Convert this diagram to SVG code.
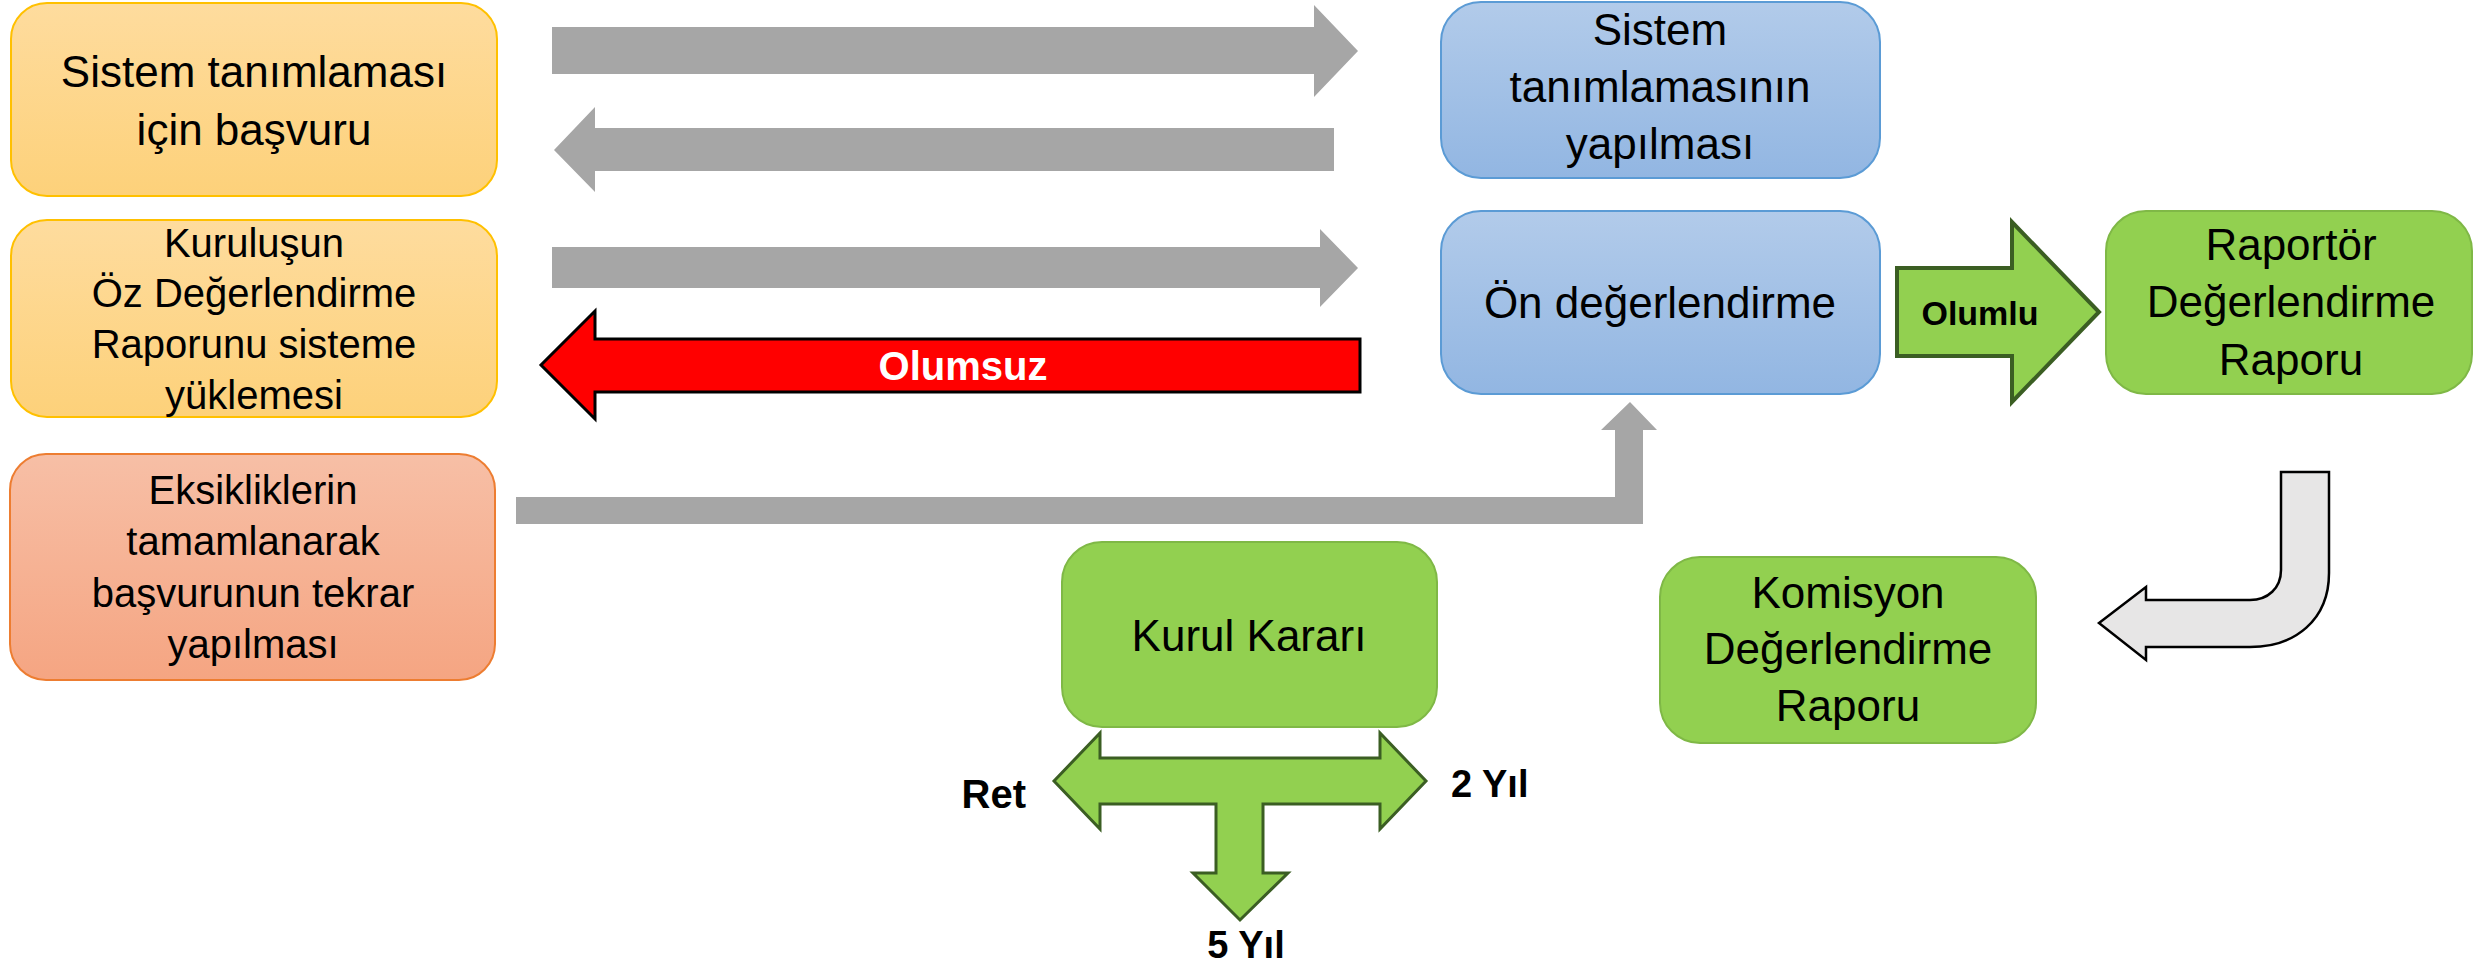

____

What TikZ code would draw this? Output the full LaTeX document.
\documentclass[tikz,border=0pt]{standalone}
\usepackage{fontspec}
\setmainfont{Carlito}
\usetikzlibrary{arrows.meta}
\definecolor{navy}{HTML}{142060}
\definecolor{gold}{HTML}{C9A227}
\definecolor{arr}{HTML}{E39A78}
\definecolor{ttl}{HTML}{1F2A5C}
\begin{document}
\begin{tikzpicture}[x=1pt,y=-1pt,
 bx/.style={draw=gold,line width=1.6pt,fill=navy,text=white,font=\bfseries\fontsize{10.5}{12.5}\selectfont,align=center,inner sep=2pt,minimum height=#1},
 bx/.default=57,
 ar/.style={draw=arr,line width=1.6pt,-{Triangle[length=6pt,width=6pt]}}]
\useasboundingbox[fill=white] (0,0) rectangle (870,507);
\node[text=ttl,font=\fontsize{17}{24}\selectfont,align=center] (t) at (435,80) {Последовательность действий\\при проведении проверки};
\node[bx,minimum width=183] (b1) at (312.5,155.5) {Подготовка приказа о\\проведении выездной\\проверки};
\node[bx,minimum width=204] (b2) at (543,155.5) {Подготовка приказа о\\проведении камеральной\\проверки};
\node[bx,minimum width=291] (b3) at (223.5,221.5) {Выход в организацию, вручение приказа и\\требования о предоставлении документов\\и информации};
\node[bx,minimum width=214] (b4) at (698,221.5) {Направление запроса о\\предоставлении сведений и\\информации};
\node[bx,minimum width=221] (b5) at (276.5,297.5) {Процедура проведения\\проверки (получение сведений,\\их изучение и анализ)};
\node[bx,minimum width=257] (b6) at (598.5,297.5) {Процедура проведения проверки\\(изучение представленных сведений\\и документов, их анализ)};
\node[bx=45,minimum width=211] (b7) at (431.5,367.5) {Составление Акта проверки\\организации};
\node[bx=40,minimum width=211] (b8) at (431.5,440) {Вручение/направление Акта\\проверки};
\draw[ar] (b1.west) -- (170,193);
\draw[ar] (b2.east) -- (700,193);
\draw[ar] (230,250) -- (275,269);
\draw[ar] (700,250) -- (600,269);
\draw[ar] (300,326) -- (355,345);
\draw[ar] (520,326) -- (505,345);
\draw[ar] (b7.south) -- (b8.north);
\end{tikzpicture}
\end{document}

____

§ **Problem to solve**
Collect every line above that contains the word "this".

§ **The response**
Convert this diagram to SVG code.
What TikZ code would draw this? Output the full LaTeX document.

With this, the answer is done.